Softened water will assist to extend the useable lifespan of the RO membrane, but membranes have become less expensive so extending the lifespan may not be as critical as it had once been.
Salt (sodium chloride) is most commonly utilized to produce brine to regenerate the resin's hardness removal capacity. During regeneration, sodium from the brine will adhere to the resin beads whereas hardness mineral ions (calcium & magnesium) that had adhered to the resin beads while water was being delivered to the home, will be released and will be flushed to drain along with the chloride from the brine.
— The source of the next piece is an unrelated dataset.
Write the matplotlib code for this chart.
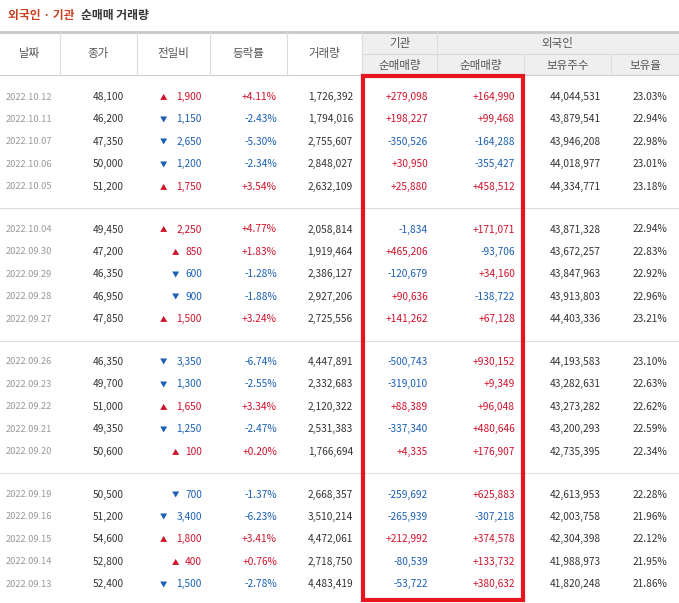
import matplotlib.pyplot as plt
from matplotlib.patches import Rectangle

plt.rcParams['font.family'] = ['Noto Sans CJK KR', 'DejaVu Sans']

dates = ['2022.10.12', '2022.10.11', '2022.10.07', '2022.10.06', '2022.10.05',
         '2022.10.04', '2022.09.30', '2022.09.29', '2022.09.28', '2022.09.27',
         '2022.09.26', '2022.09.23', '2022.09.22', '2022.09.21', '2022.09.20',
         '2022.09.19', '2022.09.16', '2022.09.15', '2022.09.14', '2022.09.13']
close = [48100, 46200, 47350, 50000, 51200, 49450, 47200, 46350, 46950, 47850,
         46350, 49700, 51000, 49350, 50600, 50500, 51200, 54600, 52800, 52400]
change = [1900, -1150, -2650, -1200, 1750, 2250, 850, -600, -900, 1500,
          -3350, -1300, 1650, -1250, 100, -700, -3400, 1800, 400, -1500]
rate = [4.11, -2.43, -5.30, -2.34, 3.54, 4.77, 1.83, -1.28, -1.88, 3.24,
        -6.74, -2.55, 3.34, -2.47, 0.20, -1.37, -6.23, 3.41, 0.76, -2.78]
volume = [1726392, 1794016, 2755607, 2848027, 2632109, 2058814, 1919464, 2386127, 2927206, 2725556,
          4447891, 2332683, 2120322, 2531383, 1766694, 2668357, 3510214, 4472061, 2718750, 4483419]
inst_net = [279098, 198227, -350526, 30950, 25880, -1834, 465206, -120679, 90636, 141262,
            -500743, -319010, 88389, -337340, 4335, -259692, -265939, 212992, -80539, -53722]
frgn_net = [164990, 99468, -164288, -355427, 458512, 171071, -93706, 34160, -138722, 67128,
            930152, 9349, 96048, 480646, 176907, 625883, -307218, 374578, 133732, 380632]
frgn_hold = [44044531, 43879541, 43946208, 44018977, 44334771, 43871328, 43672257, 43847963, 43913803, 44403336,
             44193583, 43282631, 43273282, 43200293, 42735395, 42613953, 42003758, 42304398, 41988973, 41820248]
frgn_ratio = [23.03, 22.94, 22.98, 23.01, 23.18, 22.94, 22.83, 22.92, 22.96, 23.21,
              23.10, 22.63, 22.62, 22.59, 22.34, 22.28, 21.96, 22.12, 21.95, 21.86]

RED = '#d0112b'
BLUE = '#1a5fb4'
BLACK = '#333333'
GRAY = '#999999'
col_edges = [0, 60, 137, 210, 287, 362, 437, 524, 611, 679]
FS = 7.3
HFS = 8.3

fig = plt.figure(figsize=(6.79, 6.03), dpi=100)
ax = fig.add_axes([0, 0, 1, 1])
ax.set_xlim(0, 679)
ax.set_ylim(603, 0)
ax.axis('off')

# title
ax.text(8, 16, '외국인 · 기관', color='#c8401e', fontsize=8.5, fontweight='bold', va='center')
ax.text(81, 16, '순매매 거래량', color='#333333', fontsize=8.5, fontweight='bold', va='center')

# header
ax.add_patch(Rectangle((362, 32), 317, 43, color='#efefef', zorder=0))
ax.plot([0, 679], [32, 32], color='#c8c8c8', lw=2)
ax.plot([0, 679], [75, 75], color='#d0d0d0', lw=0.8)
ax.plot([362, 679], [54, 54], color='#d8d8d8', lw=0.8)
for x in col_edges[1:-1]:
    top = 54 if x in (524, 611) else 32
    ax.plot([x, x], [top, 75], color='#dddddd', lw=0.8)
hdr = ['날짜', '종가', '전일비', '등락률', '거래량']
for i, h in enumerate(hdr):
    ax.text((col_edges[i] + col_edges[i + 1]) / 2, 54, h, ha='center', va='center', fontsize=HFS, color='#555555')
ax.text(399.5, 43, '기관', ha='center', va='center', fontsize=HFS, color='#555555')
ax.text(557, 43, '외국인', ha='center', va='center', fontsize=HFS, color='#555555')
for i, h in enumerate(['순매매량', '순매매량', '보유주수', '보유율']):
    ax.text((col_edges[5 + i] + col_edges[6 + i]) / 2, 65, h, ha='center', va='center', fontsize=HFS, color='#555555')

def signed(v):
    return f'{v:+,}'

for i in range(len(dates)):
    g, r = divmod(i, 5)
    y = 97 + g * 132.5 + r * 22.4
    ax.text(6, y, dates[i], ha='left', va='center', fontsize=FS - 0.6, color=GRAY)
    ax.text(124, y, f'{close[i]:,}', ha='right', va='center', fontsize=FS, color=BLACK)
    c = RED if change[i] > 0 else BLUE
    s = f'{abs(change[i]):,}'
    ax.text(202, y, s, ha='right', va='center', fontsize=FS, color=c)
    ax.text(202 - 6.0 * len(s) - 5, y, '▲' if change[i] > 0 else '▼',
            ha='right', va='center', fontsize=FS - 2, color=c)
    ax.text(277, y, f'{rate[i]:+.2f}%', ha='right', va='center', fontsize=FS,
            color=RED if rate[i] > 0 else BLUE)
    ax.text(353, y, f'{volume[i]:,}', ha='right', va='center', fontsize=FS, color=BLACK)
    ax.text(428, y, signed(inst_net[i]), ha='right', va='center', fontsize=FS,
            color=RED if inst_net[i] > 0 else BLUE)
    ax.text(515, y, signed(frgn_net[i]), ha='right', va='center', fontsize=FS,
            color=RED if frgn_net[i] > 0 else BLUE)
    ax.text(601, y, f'{frgn_hold[i]:,}', ha='right', va='center', fontsize=FS, color=BLACK)
    ax.text(667, y, f'{frgn_ratio[i]:.2f}%', ha='right', va='center', fontsize=FS, color=BLACK)

for yy in [208, 340.5, 473]:
    ax.plot([0, 679], [yy, yy], color='#dddddd', lw=0.8)

ax.add_patch(Rectangle((363, 76), 160, 524, fill=False, ec='#e8141e', lw=3, zorder=5))

fig.savefig('out.png', dpi=100)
During Service mode, hardness mineral ions will adhere to the resin beads which will cause sodium ions to be released into the water flowing to the home's faucets & fixtures.
Because the quantity of sodium within softened water is proportional to the amount of hardness being removed, and because RO membrane is so effective in removing sodium, an RO system for drinking water is usually essential when the softener is removing a substantial amount of hardness such as 50 GPG or greater.
Here is a brief writeup regarding the quantity of sodium within softened water. How much sodium is in softened water
Because so little water can pass through a typical undersink RO membrane per minute, without a storage tank, it would require an excessive amount of time to fill even 1 drinking glass.
An 'undersink' RO system does not need to be located under the kitchen sink. Our laundry room is located in the basement directly below our kitchen. For better space utilization and ease of access for RO system maintenance, I located our RO system in the laundry room.
Because of the extended distance, and because our system supplies both the sinkside faucet and refrigerator ice/water dispenser, I utilized 3/8" tubing instead of the more common 1/4" tubing so as to reduce any flow restriction caused by the longer supply line.